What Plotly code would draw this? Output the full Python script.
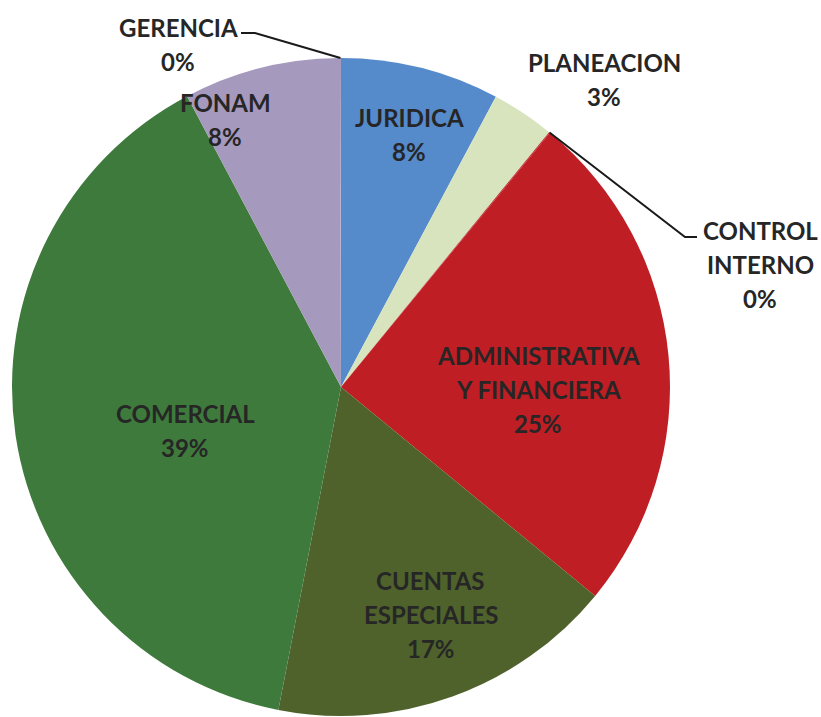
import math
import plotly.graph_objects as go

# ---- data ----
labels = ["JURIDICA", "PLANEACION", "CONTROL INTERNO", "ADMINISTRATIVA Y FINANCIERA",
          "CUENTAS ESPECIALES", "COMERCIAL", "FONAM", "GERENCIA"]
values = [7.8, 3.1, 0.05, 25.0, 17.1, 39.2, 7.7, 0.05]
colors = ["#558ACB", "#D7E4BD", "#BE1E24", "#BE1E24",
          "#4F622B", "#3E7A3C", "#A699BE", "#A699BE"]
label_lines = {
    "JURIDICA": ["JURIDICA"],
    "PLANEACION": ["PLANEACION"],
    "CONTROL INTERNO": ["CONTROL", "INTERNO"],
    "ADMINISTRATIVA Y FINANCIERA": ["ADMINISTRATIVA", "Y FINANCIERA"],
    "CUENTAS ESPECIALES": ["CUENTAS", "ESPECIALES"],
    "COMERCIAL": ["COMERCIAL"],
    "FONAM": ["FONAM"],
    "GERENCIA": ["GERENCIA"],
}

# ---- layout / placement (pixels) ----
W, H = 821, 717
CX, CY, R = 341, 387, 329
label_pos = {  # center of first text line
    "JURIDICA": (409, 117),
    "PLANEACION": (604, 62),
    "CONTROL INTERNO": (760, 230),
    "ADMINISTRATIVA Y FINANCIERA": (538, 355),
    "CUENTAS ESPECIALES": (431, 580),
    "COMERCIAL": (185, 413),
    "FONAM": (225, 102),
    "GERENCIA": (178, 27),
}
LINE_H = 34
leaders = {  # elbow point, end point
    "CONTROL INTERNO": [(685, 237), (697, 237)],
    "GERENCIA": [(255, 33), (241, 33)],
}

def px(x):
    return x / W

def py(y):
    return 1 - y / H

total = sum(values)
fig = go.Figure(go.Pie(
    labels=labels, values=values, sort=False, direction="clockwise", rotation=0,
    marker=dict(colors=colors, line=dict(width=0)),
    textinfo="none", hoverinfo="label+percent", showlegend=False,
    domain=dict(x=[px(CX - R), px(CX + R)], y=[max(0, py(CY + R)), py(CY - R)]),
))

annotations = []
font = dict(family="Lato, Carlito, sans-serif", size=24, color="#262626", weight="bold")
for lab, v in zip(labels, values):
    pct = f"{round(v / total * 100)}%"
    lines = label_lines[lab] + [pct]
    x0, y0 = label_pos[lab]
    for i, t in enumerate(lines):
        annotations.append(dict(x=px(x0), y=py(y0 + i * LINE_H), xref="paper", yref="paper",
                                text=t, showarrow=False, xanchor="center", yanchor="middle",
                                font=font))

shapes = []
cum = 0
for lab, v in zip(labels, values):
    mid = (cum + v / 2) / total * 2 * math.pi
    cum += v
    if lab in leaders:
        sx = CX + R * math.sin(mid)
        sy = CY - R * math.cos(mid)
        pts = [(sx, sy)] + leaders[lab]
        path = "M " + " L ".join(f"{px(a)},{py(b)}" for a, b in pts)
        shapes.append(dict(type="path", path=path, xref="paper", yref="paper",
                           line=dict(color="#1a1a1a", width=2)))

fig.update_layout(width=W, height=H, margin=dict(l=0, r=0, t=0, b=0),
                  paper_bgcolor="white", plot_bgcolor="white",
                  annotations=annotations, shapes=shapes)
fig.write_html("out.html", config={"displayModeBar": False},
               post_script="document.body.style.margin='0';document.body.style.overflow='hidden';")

+ + + + +

▶ [Written exercise]:
From the first line of the material down to the line containing "import plotly.graph_objects as go", inclusive, return each line exactly, skipping any picture.

▶ [Problem solution]:
What Plotly code would draw this? Output the full Python script.
import math
import plotly.graph_objects as go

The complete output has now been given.